如果暖气太干,倒是可以吃柿子解燥——南京人黎戈说柿子是“冬天最贫贱的水果”,而且“大冬天被暖气烘得口干舌燥,此物正是最解燥的冷饮”。黎戈出了新书,某天晚上我读到这一句,才知道柿子有这功能。我被北京的干燥弄得烦人,唯一的办法是拼命喝水。可是喝水也不顶用,水分输送不到身体的边远角落去,皮肤干,鼻子也难受极了。我只好用土办法,在房间里加湿,一只加湿器整天开着,再把一只电水壶也开着,水煮开了,一直咕嘟咕嘟地冒泡,水汽氤氲,居然有了一点仙境的意思。有一天晚上,鲁院的保安来敲门,说你在房间抽烟了吗?我一头雾水,因我从不抽烟。回头望见房间天花板上烟雾报警器红灯一直闪着,才知道是地上水汽蒸腾所致,不禁哑然失笑。

有一回,南方朋友过来,我带去牛肉面馆吃面。出来的时候,看到两个男人站在水果摊外面吃柿子,吃得两手都是粘乎乎的汁水,还有软蔫蔫的柿子皮。因为嫌麻烦,我不喜欢吃柿子(事实上,因为嫌麻烦,我也不喜欢吃芒果和猕猴桃)。
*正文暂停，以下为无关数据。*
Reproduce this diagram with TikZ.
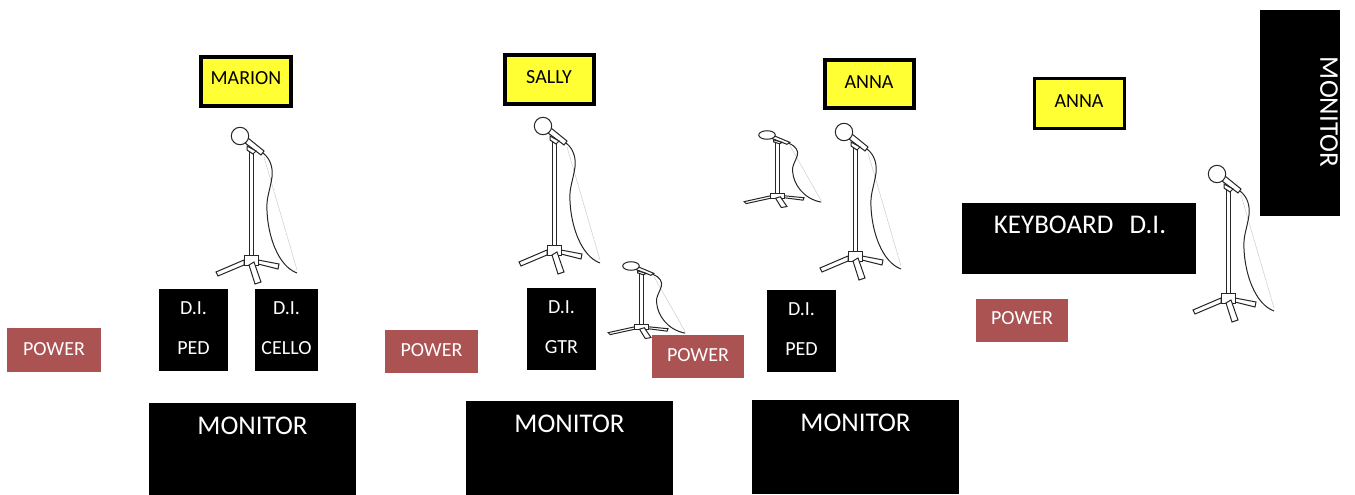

从前在南方的故乡,村里分回来一篮青黄的柿子,大人细心地藏在米缸里,也不记得过了多久,拿出来时,表皮上依然敷着一层薄薄的白霜,柿子却已经发软,似乎吹弹可破。

那时候村里有一棵古老的柿树,到了秋天柿子成熟,全村老小都汇集到树下来。年轻身手又敏捷的小伙子,就会上树去采摘柿子,一筐一筐地用绳子吊下树来。最后由村里的老人,统一过秤后平分到各家各户,孩子们抱着一篮柿子欢喜地回家去了。我见过几次这样的场景。然而最后一次,大概是因为柿子分不匀,就有鲁莽的家伙把整个大枝桠砍下来,连果带叶,据为己有。别的人当然也很不服气,拿了斧头,在根上砍斫起来。这样的瓜分真是令人瞠目结舌,没用多久,一棵数人合围的老柿树就轰然倒地,然后连树桩也给瓜分了个干净,只留了一地的柿子汁液,以及残枝败叶。那时候,我人还很小,却第一次见证了柿树的消亡过程,感到了人心的可畏。很多时候,一旦群体作起恶来,破坏力真是巨大,简直不可收拾。那以后,我再也没有吃过村里的柿子了。